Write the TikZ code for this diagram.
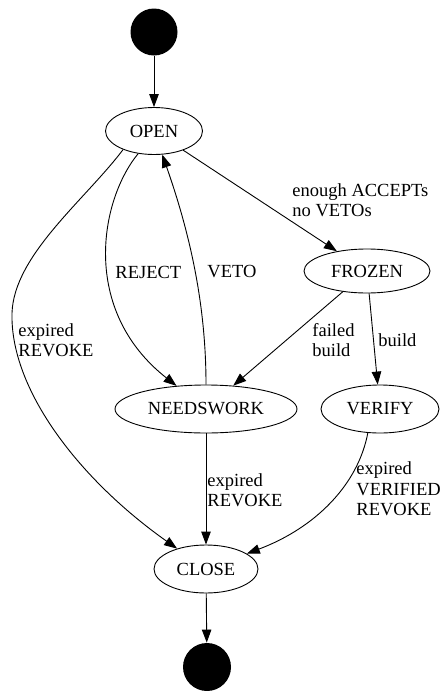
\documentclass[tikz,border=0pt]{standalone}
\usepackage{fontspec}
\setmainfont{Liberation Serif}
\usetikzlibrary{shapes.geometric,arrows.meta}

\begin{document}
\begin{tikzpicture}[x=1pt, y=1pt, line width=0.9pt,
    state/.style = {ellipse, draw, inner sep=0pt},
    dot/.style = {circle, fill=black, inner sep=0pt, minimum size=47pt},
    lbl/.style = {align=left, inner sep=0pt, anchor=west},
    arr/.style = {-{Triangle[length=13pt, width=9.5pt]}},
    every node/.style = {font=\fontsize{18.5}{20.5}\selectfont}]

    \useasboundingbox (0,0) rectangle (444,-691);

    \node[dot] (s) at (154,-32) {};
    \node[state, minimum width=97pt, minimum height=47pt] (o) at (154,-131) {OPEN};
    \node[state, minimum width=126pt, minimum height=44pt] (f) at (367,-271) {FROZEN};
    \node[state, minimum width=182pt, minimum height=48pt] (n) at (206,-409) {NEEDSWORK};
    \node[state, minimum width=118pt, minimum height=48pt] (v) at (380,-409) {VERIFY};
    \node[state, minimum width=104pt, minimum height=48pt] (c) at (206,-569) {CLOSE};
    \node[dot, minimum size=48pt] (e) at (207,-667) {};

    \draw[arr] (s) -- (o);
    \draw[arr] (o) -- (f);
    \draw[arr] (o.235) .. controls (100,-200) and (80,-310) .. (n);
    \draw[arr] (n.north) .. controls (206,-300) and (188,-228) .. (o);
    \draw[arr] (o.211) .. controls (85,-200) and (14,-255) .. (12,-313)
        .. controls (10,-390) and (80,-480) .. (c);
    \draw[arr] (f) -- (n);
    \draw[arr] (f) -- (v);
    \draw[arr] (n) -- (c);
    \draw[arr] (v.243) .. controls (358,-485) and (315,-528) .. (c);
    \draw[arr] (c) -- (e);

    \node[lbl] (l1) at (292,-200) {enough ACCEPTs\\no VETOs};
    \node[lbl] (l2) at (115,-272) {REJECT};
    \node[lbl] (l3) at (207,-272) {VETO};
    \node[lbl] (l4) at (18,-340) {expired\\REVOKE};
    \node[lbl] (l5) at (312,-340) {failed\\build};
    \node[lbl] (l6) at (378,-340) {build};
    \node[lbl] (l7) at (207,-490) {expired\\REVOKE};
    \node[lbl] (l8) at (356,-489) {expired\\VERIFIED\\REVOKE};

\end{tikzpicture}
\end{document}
- - -
• [Exercise directions]
Starting at the top of the listing above, please restate word for word each line up to and including the one that holds "(0,0) rectangle (444,-691);", omitting every image.

• [Solution to this exercise]
Write the TikZ code for this diagram.
\documentclass[tikz,border=0pt]{standalone}
\usepackage{fontspec}
\setmainfont{Liberation Serif}
\usetikzlibrary{shapes.geometric,arrows.meta}

\begin{document}
\begin{tikzpicture}[x=1pt, y=1pt, line width=0.9pt,
    state/.style = {ellipse, draw, inner sep=0pt},
    dot/.style = {circle, fill=black, inner sep=0pt, minimum size=47pt},
    lbl/.style = {align=left, inner sep=0pt, anchor=west},
    arr/.style = {-{Triangle[length=13pt, width=9.5pt]}},
    every node/.style = {font=\fontsize{18.5}{20.5}\selectfont}]

    \useasboundingbox (0,0) rectangle (444,-691);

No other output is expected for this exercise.